We cannot alter things too greatly, or the new idea will arrive having already been ruled out by old data. We also cannot simply throw in too many new parameters without sufficient motivation, or we’ll unnecessarily overcomplicate matters without gaining any substantial insight into what’s capable of being constrained. (The “Why not both?” approach, when considering two speculative theoretical options, always succumbs to this pitfall.) And we cannot put too much weight behind one novel, unconfirmed experimental result of dubious significance: this is indeed a form of ambulance-chasing, and deriding such an approach is completely justified.

axions
Axions, one of the leading candidates for dark matter, may be able to be converted to photons (and vice versa) under the right conditions. If we can cause and control their conversion, we might discover our first particle beyond the Standard Model, and possibly solve the dark matter and strong CP problems as well. This would imply that we do live in a Universe with strong CP-violation, but only a tiny amount of it: below the experimental and observational thresholds.
Credit: Sandbox Studio, Chicago, Symmetry Magazine/Fermilab and SLAC

Here are some uncomfortable truths for the theorists out there: both professionals and armchair amateurs alike.

  • Most of the ideas that you will have, when it comes to superseding our known and accepted theories, are not new ideas, but already exist in the literature.
  • Most of the new ideas that you do have will, upon further inspection, turn out to be fatally flawed for any of a number of reasons: they will turn out to be bad ideas.
  • And most of the new, good ideas that you have, interesting though they may be, will turn out to not describe our reality at all, as nature is under no obligation to conform to even the best of our ideas.
  • And finally, if you have not done the hard work of quantifying the physical effects that will arise from your new idea, you don’t have a theory at all: you have a half-baked guess.

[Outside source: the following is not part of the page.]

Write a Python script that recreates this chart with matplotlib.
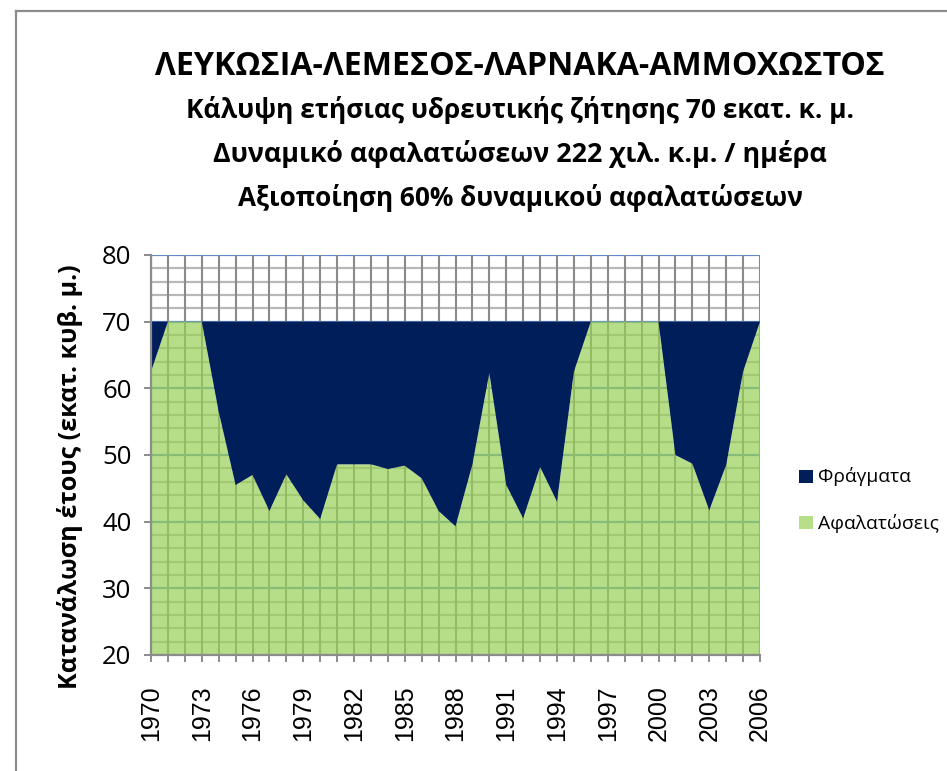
import matplotlib
matplotlib.use("Agg")
import matplotlib.pyplot as plt
from matplotlib.patches import Patch
from matplotlib.lines import Line2D

# ---------------- data ----------------
years = list(range(1970, 2007))
desal = [62.5, 70, 70, 70, 56.5, 45.5, 47.0, 41.6, 47.1, 43.2,
         40.4, 48.6, 48.6, 48.6, 47.9, 48.4, 46.5, 41.6, 39.3, 48.6,
         62.3, 45.5, 40.5, 48.2, 43.0, 62.5, 70, 70, 70, 70,
         70, 50.0, 48.7, 41.7, 48.5, 62.5, 70]
dams = [7.5, 0, 0, 0, 13.5, 24.5, 23.0, 28.4, 22.9, 26.8,
        29.6, 21.4, 21.4, 21.4, 22.1, 21.6, 23.5, 28.4, 30.7, 21.4,
        7.7, 24.5, 29.5, 21.8, 27.0, 7.5, 0, 0, 0, 0,
        0, 20.0, 21.3, 28.3, 21.5, 7.5, 0]
series_names = ["Αφαλατώσεις", "Φράγματα"]
title_lines = ["ΛΕΥΚΩΣΙΑ-ΛΕΜΕΣΟΣ-ΛΑΡΝΑΚΑ-ΑΜΜΟΧΩΣΤΟΣ",
               "Κάλυψη ετήσιας υδρευτικής ζήτησης 70 εκατ. κ. μ.",
               "Δυναμικό αφαλατώσεων 222 χιλ. κ.μ. / ημέρα",
               "Αξιοποίηση 60% δυναμικού αφαλατώσεων"]
ylabel = "Κατανάλωση έτους (εκατ. κυβ. μ.)"
label_years = list(range(1970, 2007, 3))

# ---------------- figure ----------------
W, H = 947, 771
fig = plt.figure(figsize=(W / 100, H / 100), dpi=100)
FONT = ["Open Sans", "DejaVu Sans"]

def px(x, y):
    return x / W, 1 - y / H

ax = fig.add_axes([151 / W, (H - 655) / H, 609 / W, 400 / H])

green = "#98D156"
navy = "#001E5A"
polys = ax.stackplot(years, desal, dams, colors=[green, navy], linewidth=0)
polys[0].set_alpha(0.7)
polys[0].set_zorder(2)
polys[1].set_zorder(3)

ax.set_xlim(1970, 2006)
ax.set_ylim(20, 80)

# grid
for v in range(20, 81, 2):
    if v % 10:
        ax.axhline(v, color="#B8B8B8", lw=1.6, zorder=0.5)
for v in range(20, 81, 10):
    ax.axhline(v, color="#5F8BC6", lw=1.6, zorder=0.6)
for yv in years:
    ax.axvline(yv, color="#8A8A8A", lw=1.5, zorder=0.7)

for s in ["top", "right"]:
    ax.spines[s].set_visible(False)
for s in ["left", "bottom"]:
    ax.spines[s].set_color("#8C8C8C")
    ax.spines[s].set_linewidth(1.6)
    ax.spines[s].set_zorder(5)

ax.set_yticks(range(20, 81, 10))
ax.tick_params(axis="y", direction="out", length=5, width=1.4, color="#8C8C8C", pad=9)
ax.set_yticklabels([str(v) for v in range(20, 81, 10)], fontfamily=FONT, fontsize=18.5)

ax.set_xticks(years)
ax.tick_params(axis="x", direction="out", length=5, width=1.4, color="#8C8C8C", pad=17)
ax.set_xticklabels([str(yv) if yv in label_years else "" for yv in years],
                   rotation=90, fontfamily=["Liberation Sans", "DejaVu Sans"], fontsize=18)

# titles
title_y = [75, 118, 162, 206]
title_w = [727, 668, 613, 566]
title_sizes = [22, 17, 17, 17]
ttexts = []
for line, yy, fs in zip(title_lines, title_y, title_sizes):
    ttexts.append(fig.text(*px(520, yy), line, ha="center", va="baseline",
                           fontsize=fs, fontweight="bold", fontfamily=FONT))

yl = fig.text(*px(70, 477), ylabel, rotation=90, ha="center", va="center",
              fontsize=16, fontweight="bold", fontfamily=FONT)

handles = [Patch(facecolor=navy, edgecolor="none", label=series_names[1]),
           Patch(facecolor="#B7DF89", edgecolor="none", label=series_names[0])]
leg = fig.legend(handles=handles, loc="center left", bbox_to_anchor=px(799, 500),
                 frameon=False, prop={"family": FONT, "size": 13},
                 handlelength=0.75, handleheight=0.75, handletextpad=0.3,
                 labelspacing=1.5, borderpad=0, borderaxespad=0)

# outer border (top and left)
fig.add_artist(Line2D([16 / W, 16 / W], [0, 1 - 11 / H], color="#8C8C8C", lw=1.6,
                      transform=fig.transFigure))
fig.add_artist(Line2D([16 / W, 1], [1 - 11 / H, 1 - 11 / H], color="#8C8C8C", lw=1.6,
                      transform=fig.transFigure))

# fit text sizes to the measured widths of the reference
fig.canvas.draw()
r = fig.canvas.get_renderer()
for t, tw in zip(ttexts, title_w):
    w = t.get_window_extent(r).width
    t.set_fontsize(t.get_fontsize() * tw / w)
h = yl.get_window_extent(r).height
yl.set_fontsize(yl.get_fontsize() * 425 / h)
lt = leg.get_texts()[1]
w = lt.get_window_extent(r).width
for t in leg.get_texts():
    t.set_fontsize(13 * 120 / w)

fig.savefig("out.png", dpi=100)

Coming up with a new, good idea that actually makes explicit predictions that can be tested, and then the results can be compared against the alternatives, including the previously prevailing theory, is a very tall order, but a necessary hurdle to clear in order for a novel idea to be accepted. As Lord Kelvin once put it:

“I often say that when you can measure what you are speaking about, and express it in numbers, you know something about it, when you cannot express it in numbers, your knowledge is of a meager and unsatisfactory kind; it may be the beginning of knowledge, but you have scarely, in your thoughts advanced to the stage of science, whatever the matter may be.”

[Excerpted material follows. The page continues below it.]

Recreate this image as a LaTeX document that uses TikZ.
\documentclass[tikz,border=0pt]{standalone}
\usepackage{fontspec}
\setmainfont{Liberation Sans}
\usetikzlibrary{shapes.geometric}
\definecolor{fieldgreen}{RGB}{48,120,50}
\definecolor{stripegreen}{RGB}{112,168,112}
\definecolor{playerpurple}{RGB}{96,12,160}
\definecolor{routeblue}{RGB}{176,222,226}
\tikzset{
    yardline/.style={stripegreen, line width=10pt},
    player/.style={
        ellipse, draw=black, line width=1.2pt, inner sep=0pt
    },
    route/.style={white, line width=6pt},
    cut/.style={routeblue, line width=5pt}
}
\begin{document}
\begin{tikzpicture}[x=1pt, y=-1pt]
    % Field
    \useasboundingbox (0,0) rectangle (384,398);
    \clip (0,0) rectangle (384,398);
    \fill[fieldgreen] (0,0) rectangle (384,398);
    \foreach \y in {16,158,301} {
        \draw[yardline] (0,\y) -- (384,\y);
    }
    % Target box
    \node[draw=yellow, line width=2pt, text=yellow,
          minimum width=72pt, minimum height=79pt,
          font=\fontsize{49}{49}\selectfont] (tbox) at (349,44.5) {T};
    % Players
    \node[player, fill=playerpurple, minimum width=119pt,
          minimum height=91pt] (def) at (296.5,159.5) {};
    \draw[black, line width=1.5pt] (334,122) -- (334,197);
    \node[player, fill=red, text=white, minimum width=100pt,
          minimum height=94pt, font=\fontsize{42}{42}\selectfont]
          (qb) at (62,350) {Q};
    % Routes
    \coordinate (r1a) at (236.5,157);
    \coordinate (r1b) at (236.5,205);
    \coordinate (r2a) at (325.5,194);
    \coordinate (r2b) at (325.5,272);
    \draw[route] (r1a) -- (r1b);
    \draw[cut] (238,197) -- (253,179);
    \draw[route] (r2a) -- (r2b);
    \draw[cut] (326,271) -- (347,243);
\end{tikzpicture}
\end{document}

This 4-panel graph shows constraints on solar axions, on the neutrino magnetic moment, and on two different “flavors” of dark matter candidate, all constrained by the latest XENONnT results. These are the best such constraints in physics history, and remarkably demonstrate just how good the XENON collaboration has gotten at what they do.
(Credit: E. Aprile et al. for the XENON Collaboration, arXiv:2207.11330, 2022)

That isn’t to say that theorists, in exploring the ideas they’re exploring today, are necessarily doing anything more notable than stabbing in the dark. We have pieces of the puzzle that don’t quite fit.

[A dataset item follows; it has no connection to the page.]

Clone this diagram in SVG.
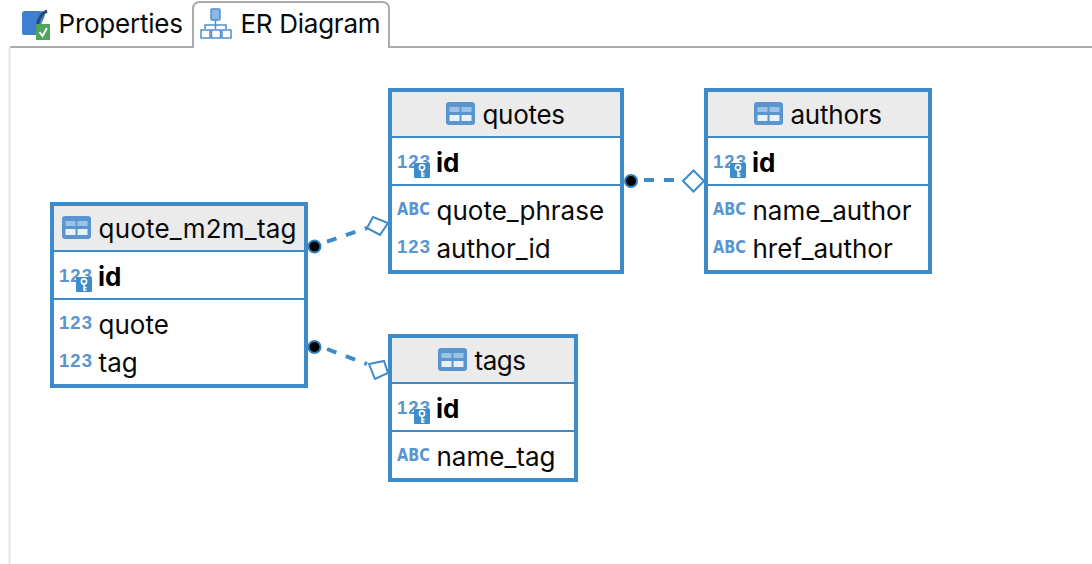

  • We see CP-violating decays in the weak interactions in some systems but not others, and we don’t know how to predict the magnitude of that violation.
  • We don’t see CP-violating decays in the strong interactions, even though the Standard Model does not forbid them, and we do not understand what suppresses or prevents them.
  • We know that the Higgs field, by coupling to massive particles, gives them their rest masses, but we don’t know how to calculate what those masses ought to be.
  • We know, from astrophysical observations, that some invisible form of energy that behaves like it has a positive rest mass but does not have a cross-section with light or normal matter exists, but we don’t know what its nature is.
  • We know that there are quantum fields permeating empty space, but we don’t know how to calculate the zero-point energy of those fields. We also know, astrophysically, that the Universe expands as though there’s a positive, non-zero energy inherent to space itself, but we can only measure it.
  • We know that the Universe has more matter than antimatter in it, but not how it was generated.
  • We know that neutrinos have non-zero rest masses, but not what gives them those masses.

And yet, these clues are not sufficient for us to have come up with answers that have been borne out by experiments or measurements. We have successfully reverse-engineered a number of possible scenarios, but no definitive cause has yet been identified for any of these effects.

If we allow X and Y particles, high-energy bosons present in grand unified theories, to decay into the quarks and lepton combinations shown, their antiparticle counterparts will decay into the respective antiparticle combinations. But if CP is violated, the decay pathways — or the percentage of particles decaying one way versus another — can be different for the X and Y particles compared to the anti-X and anti-Y particles, resulting in a net production of baryons over antibaryons and leptons over antileptons.
Credit: E. Siegel/Beyond the Galaxy

It’s very easy — too easy, in fact — to look at the current state of affairs and assert, “You’re all doing it wrong.” We know. All of us know we’re doing it wrong. But here’s the important thing you have to remember: as theorists, if we knew what doing it right looked like, we’d do that, and we’d put these puzzle pieces together in a way that finally moved the field forward. No one is doing that, and the reason is precisely because there’s no clear path as to how we’d successfully do so.

What we do know, however, is that the best hope the field has to move forward beyond our current limitations lies not in more theoretical work, but in experiment and observation. Theory has gone as far as it can go without superior data; if we were to have more clues from the Universe itself, we would improve our chances of making that next critical breakthrough that takes us beyond the Standard Model of particle physics and beyond the inflationary ΛCDM model of our cosmos. That means new observatories, new experiments, and new colliders. If we want to advance, we need better information to guide us.

It’s always easier to criticize than it is to come up with a superior path forward. The best we’ve come up with is this: to let people choose for themselves what they work on. Until there’s a more compelling clue that shows us what the Universe is actually doing, we’ve got nothing better than to simply keep trying our best.